Source data:
______________________________
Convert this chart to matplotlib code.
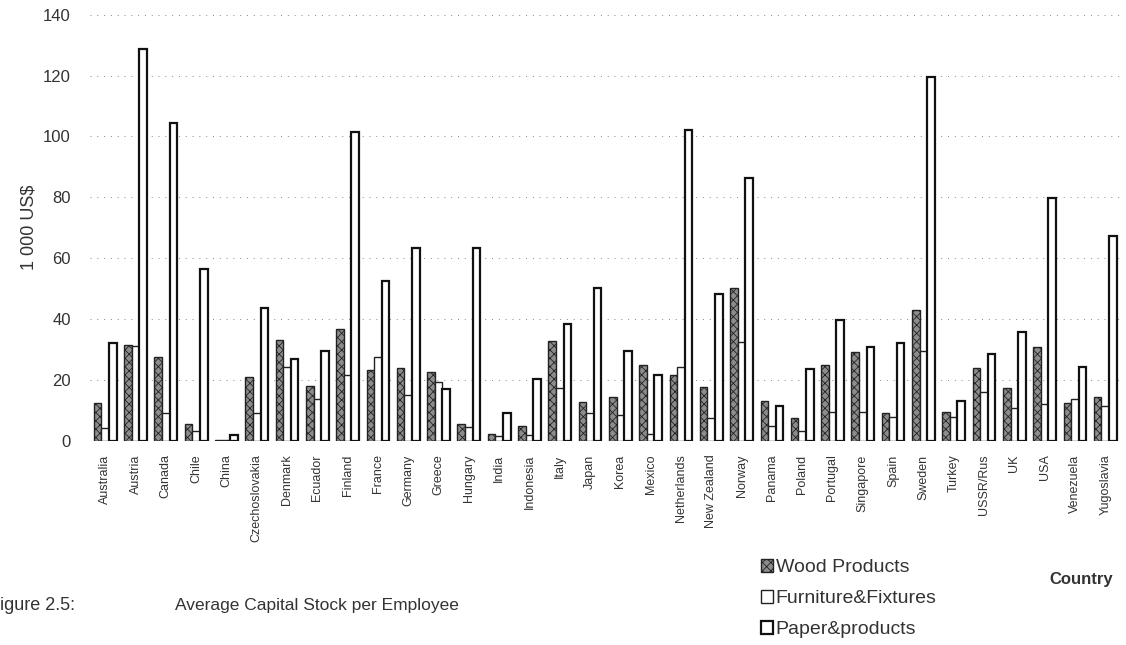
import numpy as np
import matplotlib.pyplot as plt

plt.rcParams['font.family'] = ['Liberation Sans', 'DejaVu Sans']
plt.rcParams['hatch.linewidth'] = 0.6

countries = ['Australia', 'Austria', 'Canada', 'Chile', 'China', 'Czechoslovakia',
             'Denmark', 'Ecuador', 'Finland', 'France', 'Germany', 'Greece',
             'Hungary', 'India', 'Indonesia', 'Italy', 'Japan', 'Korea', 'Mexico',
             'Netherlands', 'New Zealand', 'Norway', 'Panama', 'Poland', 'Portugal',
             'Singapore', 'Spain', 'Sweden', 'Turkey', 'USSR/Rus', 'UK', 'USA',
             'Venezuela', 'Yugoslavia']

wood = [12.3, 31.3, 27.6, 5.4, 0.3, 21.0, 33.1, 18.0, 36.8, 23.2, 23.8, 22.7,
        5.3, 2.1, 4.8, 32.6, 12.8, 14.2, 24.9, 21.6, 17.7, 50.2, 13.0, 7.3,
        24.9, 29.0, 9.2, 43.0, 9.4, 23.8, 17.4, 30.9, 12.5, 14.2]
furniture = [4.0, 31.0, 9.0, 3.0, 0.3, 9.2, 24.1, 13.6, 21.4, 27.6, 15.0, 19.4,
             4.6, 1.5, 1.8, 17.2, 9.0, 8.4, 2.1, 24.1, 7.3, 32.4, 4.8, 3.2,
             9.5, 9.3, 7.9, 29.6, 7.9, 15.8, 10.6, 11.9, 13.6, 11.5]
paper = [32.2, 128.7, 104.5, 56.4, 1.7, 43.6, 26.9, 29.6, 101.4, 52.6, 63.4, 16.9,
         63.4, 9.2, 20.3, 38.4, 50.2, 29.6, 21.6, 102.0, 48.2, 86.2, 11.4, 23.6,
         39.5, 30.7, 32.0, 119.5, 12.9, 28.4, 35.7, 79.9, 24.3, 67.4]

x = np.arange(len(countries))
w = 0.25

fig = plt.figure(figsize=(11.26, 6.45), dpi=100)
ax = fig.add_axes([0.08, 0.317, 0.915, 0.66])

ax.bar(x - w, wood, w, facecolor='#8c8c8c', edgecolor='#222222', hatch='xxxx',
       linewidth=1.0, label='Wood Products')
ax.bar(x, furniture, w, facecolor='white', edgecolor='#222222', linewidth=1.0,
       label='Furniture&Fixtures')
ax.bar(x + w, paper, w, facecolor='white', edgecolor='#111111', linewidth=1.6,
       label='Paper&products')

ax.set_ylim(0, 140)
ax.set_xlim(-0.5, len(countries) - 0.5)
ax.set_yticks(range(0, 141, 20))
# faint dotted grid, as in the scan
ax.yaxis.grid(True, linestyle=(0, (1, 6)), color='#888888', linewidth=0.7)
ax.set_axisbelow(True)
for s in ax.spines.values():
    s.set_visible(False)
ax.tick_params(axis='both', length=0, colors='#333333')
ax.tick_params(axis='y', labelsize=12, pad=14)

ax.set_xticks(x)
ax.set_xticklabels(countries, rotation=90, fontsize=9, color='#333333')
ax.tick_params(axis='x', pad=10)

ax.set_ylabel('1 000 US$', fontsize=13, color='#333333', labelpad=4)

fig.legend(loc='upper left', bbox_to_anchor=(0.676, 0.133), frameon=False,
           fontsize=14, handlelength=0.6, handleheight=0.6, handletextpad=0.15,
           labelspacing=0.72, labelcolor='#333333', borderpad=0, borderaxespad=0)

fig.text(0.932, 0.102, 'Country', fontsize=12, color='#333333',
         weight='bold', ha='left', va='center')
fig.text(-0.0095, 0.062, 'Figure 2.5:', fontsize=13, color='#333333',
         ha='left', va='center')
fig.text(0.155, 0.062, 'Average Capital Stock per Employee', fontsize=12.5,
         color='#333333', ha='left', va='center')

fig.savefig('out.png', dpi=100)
______________________________
What is expected: Give back exactly the lines from the first line of the data through the line with "ax = fig.add_axes([0.08, 0.317, 0.915, 0.66])", pictures excluded.

The completed task:
Convert this chart to matplotlib code.
import numpy as np
import matplotlib.pyplot as plt

plt.rcParams['font.family'] = ['Liberation Sans', 'DejaVu Sans']
plt.rcParams['hatch.linewidth'] = 0.6

countries = ['Australia', 'Austria', 'Canada', 'Chile', 'China', 'Czechoslovakia',
             'Denmark', 'Ecuador', 'Finland', 'France', 'Germany', 'Greece',
             'Hungary', 'India', 'Indonesia', 'Italy', 'Japan', 'Korea', 'Mexico',
             'Netherlands', 'New Zealand', 'Norway', 'Panama', 'Poland', 'Portugal',
             'Singapore', 'Spain', 'Sweden', 'Turkey', 'USSR/Rus', 'UK', 'USA',
             'Venezuela', 'Yugoslavia']

wood = [12.3, 31.3, 27.6, 5.4, 0.3, 21.0, 33.1, 18.0, 36.8, 23.2, 23.8, 22.7,
        5.3, 2.1, 4.8, 32.6, 12.8, 14.2, 24.9, 21.6, 17.7, 50.2, 13.0, 7.3,
        24.9, 29.0, 9.2, 43.0, 9.4, 23.8, 17.4, 30.9, 12.5, 14.2]
furniture = [4.0, 31.0, 9.0, 3.0, 0.3, 9.2, 24.1, 13.6, 21.4, 27.6, 15.0, 19.4,
             4.6, 1.5, 1.8, 17.2, 9.0, 8.4, 2.1, 24.1, 7.3, 32.4, 4.8, 3.2,
             9.5, 9.3, 7.9, 29.6, 7.9, 15.8, 10.6, 11.9, 13.6, 11.5]
paper = [32.2, 128.7, 104.5, 56.4, 1.7, 43.6, 26.9, 29.6, 101.4, 52.6, 63.4, 16.9,
         63.4, 9.2, 20.3, 38.4, 50.2, 29.6, 21.6, 102.0, 48.2, 86.2, 11.4, 23.6,
         39.5, 30.7, 32.0, 119.5, 12.9, 28.4, 35.7, 79.9, 24.3, 67.4]

x = np.arange(len(countries))
w = 0.25

fig = plt.figure(figsize=(11.26, 6.45), dpi=100)
ax = fig.add_axes([0.08, 0.317, 0.915, 0.66])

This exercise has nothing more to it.